The impact on retail real estate? Malls, for the most part, are severely devalued. Neighboring shopping centers/strip malls are suffering high vacancy rates with little leasing activity in a booming economy. Restaurants that fail are usually razed, or often radically revamped, to add more seats and squeeze down the kitchen size. Different outlot players appeared, but fast food was still dominant.
And “Lifestyle Centers” sprang up – retail, residential, hospitality, parks, entire new mini-communities. The concept is still in its beginnings, often struggling for identity, but it has caught on in many places with Gen Xers and Millennials, who prefer apartment and walkability to suburban car-dependent home ownership.
Office:
In 1990, having a downtown office was the ultimate, but suburban office parks with free parking were springing up, and slowly vacancy rates in CBDs climbed above suburban. Many new CBD office buildings built in the ‘80s became a little dated, older ones more so, and there was little downtown residential to offset the suburban advantage of proximity to homes. But all company employees were in the office, clustered by departments, and being near the courthouse and county records kept attorneys and commercial real estate players nearby.
Slowly the Internet age took over, accelerating in the new millennium, and gradually, WiFi-connected employees started working from coffee shops and other cafes – and from home. The growth in office space stopped, and actually reversed when shared space – first called “hoteling” (where employees, at different times, shared work stations) began to flourish. And in the post 2010 era, companies like WeWork began offering space with WiFi on a monthly rental basis, so satellite offices in urban areas didn’t need a leased space-- which when not in a small suite, would be in Regus or HQ offices that provided clerical help. As laptop/WiFi usage evolved, the need for the assistance vanished--only copiers/scanners/printers were needed, along with amenities like coffee, beer, big screens. Flexibility was the goal, though the WeWork model appears to have grown too fast and a bit recklessly.

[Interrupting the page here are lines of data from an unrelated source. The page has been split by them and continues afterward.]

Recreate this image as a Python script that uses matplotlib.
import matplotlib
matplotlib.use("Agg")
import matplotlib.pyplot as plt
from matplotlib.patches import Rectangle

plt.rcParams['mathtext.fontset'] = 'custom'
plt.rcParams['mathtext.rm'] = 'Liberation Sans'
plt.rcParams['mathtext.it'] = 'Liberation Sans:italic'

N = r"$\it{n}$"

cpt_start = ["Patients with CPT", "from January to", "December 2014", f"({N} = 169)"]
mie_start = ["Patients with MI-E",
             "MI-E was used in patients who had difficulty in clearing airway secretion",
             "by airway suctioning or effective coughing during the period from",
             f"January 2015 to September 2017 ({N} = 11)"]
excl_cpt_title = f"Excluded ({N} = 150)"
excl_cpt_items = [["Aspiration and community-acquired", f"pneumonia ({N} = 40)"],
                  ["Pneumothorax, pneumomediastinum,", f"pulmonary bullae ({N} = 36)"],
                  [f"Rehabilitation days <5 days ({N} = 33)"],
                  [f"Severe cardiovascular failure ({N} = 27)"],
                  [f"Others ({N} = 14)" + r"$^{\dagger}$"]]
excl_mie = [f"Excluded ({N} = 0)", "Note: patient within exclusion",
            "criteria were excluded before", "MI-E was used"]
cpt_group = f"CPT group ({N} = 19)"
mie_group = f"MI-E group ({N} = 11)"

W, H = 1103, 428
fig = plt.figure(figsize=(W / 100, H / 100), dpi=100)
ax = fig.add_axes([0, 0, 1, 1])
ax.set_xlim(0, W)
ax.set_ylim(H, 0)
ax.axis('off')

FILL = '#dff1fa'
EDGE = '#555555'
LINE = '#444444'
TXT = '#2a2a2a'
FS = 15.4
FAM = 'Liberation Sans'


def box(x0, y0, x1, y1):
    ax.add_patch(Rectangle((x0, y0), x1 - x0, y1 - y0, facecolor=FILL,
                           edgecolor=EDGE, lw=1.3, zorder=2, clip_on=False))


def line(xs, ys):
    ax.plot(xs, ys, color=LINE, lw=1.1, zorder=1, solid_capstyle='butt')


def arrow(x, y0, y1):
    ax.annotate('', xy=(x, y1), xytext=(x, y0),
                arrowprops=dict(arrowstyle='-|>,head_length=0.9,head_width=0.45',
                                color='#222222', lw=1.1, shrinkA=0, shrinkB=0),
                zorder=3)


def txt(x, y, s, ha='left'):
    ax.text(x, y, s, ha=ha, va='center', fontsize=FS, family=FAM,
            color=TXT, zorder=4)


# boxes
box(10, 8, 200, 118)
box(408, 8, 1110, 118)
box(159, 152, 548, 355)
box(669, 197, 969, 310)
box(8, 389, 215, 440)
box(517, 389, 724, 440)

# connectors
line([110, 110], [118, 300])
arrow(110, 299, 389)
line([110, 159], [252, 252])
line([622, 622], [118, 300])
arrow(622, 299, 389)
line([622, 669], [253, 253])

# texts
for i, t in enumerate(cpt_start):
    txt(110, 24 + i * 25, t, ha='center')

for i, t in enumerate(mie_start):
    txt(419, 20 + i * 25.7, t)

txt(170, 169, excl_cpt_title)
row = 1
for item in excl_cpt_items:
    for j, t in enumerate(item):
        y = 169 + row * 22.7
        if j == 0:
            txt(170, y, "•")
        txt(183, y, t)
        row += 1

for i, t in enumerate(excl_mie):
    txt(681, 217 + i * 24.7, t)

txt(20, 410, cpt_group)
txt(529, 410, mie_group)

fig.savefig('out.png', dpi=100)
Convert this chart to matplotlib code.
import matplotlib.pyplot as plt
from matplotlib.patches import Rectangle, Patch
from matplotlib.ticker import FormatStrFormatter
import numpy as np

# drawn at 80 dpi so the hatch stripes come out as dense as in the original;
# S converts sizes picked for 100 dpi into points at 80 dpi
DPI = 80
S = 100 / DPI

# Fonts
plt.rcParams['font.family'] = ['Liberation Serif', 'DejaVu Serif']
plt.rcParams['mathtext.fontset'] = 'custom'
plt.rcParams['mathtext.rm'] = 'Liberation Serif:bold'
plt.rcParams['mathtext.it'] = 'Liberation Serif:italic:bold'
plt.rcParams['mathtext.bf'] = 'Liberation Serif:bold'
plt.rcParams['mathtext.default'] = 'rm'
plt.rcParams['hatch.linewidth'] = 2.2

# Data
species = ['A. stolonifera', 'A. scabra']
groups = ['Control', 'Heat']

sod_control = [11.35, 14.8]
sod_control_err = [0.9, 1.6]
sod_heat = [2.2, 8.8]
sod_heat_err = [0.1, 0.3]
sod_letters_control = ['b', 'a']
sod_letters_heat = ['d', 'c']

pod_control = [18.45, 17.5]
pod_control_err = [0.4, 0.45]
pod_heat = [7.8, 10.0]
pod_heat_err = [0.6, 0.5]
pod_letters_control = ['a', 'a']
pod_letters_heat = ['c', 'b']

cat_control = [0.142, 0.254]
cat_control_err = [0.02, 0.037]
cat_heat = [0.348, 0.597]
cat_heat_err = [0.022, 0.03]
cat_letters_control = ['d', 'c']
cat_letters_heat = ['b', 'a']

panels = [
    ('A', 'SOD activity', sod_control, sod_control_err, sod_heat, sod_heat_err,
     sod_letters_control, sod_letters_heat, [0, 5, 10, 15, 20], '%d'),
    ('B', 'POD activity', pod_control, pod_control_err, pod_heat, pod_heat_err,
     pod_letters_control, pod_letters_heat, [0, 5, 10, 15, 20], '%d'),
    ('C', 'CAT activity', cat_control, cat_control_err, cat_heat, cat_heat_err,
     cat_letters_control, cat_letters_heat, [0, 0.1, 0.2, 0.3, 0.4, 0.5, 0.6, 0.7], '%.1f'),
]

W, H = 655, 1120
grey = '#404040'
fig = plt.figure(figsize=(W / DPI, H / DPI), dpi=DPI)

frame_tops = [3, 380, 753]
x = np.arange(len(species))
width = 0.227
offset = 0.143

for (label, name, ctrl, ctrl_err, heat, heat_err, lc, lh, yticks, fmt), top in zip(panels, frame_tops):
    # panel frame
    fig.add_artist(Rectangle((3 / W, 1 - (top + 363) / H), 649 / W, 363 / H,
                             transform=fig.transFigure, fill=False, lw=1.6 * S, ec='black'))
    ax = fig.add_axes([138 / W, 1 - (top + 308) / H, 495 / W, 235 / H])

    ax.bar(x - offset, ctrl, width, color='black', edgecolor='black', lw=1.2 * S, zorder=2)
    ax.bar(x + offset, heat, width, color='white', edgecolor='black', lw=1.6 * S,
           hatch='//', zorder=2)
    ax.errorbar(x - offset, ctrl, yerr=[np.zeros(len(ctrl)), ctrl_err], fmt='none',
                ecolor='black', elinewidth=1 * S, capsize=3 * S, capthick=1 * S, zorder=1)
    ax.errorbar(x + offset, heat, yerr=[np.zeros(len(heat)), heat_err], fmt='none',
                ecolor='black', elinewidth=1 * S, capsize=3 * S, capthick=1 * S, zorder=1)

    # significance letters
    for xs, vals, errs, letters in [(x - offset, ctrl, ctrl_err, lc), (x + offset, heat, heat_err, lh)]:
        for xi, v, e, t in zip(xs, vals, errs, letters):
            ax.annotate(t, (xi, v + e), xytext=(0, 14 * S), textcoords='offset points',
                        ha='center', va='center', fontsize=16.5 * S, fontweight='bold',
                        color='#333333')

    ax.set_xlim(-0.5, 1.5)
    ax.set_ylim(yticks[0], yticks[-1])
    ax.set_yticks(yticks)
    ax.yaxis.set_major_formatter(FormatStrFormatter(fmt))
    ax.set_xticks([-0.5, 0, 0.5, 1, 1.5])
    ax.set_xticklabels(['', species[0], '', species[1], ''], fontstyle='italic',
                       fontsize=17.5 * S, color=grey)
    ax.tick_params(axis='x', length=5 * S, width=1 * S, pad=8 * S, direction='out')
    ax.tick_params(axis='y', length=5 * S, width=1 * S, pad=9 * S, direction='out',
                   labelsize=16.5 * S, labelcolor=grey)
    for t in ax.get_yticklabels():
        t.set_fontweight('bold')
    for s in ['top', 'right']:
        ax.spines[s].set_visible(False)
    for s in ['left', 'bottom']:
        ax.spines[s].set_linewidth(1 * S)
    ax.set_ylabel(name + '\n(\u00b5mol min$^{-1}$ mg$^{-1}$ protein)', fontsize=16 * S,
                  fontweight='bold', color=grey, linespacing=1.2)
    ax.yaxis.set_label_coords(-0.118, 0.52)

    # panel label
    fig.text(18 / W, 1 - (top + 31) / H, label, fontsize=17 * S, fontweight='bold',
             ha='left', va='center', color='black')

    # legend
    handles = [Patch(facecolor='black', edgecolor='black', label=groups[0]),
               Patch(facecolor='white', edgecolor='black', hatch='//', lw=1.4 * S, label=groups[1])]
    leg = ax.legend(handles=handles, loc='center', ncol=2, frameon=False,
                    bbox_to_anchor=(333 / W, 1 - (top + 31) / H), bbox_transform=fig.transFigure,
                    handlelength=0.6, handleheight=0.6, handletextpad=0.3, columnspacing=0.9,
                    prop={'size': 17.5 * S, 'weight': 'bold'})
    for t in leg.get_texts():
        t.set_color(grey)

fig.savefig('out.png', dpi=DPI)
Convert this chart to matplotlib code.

The effect on office real estate? Lease rates plateaued, and only the best-located buildings increased in value. The conundrum included parking now being more uncertain, the impact resulting from driverless cars, and more and more employees who don’t drive cars to work. And with lease rates leveling out and yet construction costs and land costs continuing to escalate, far fewer new office buildings are being built as this segment of the industry struggles to meet the needs of tomorrow. Open office plans, more included services in tenant space, and high-capacity Wi-Fi lead the suite of attractions to lure new tenants in existing Class A buildings. Class B buildings struggle, with only painful price reductions as an offering, and Class C? Many are being converted to residential, especially in active urban Primary and Secondary markets, as younger workers seek walkable living. Time will tell on the office market and its future prospects.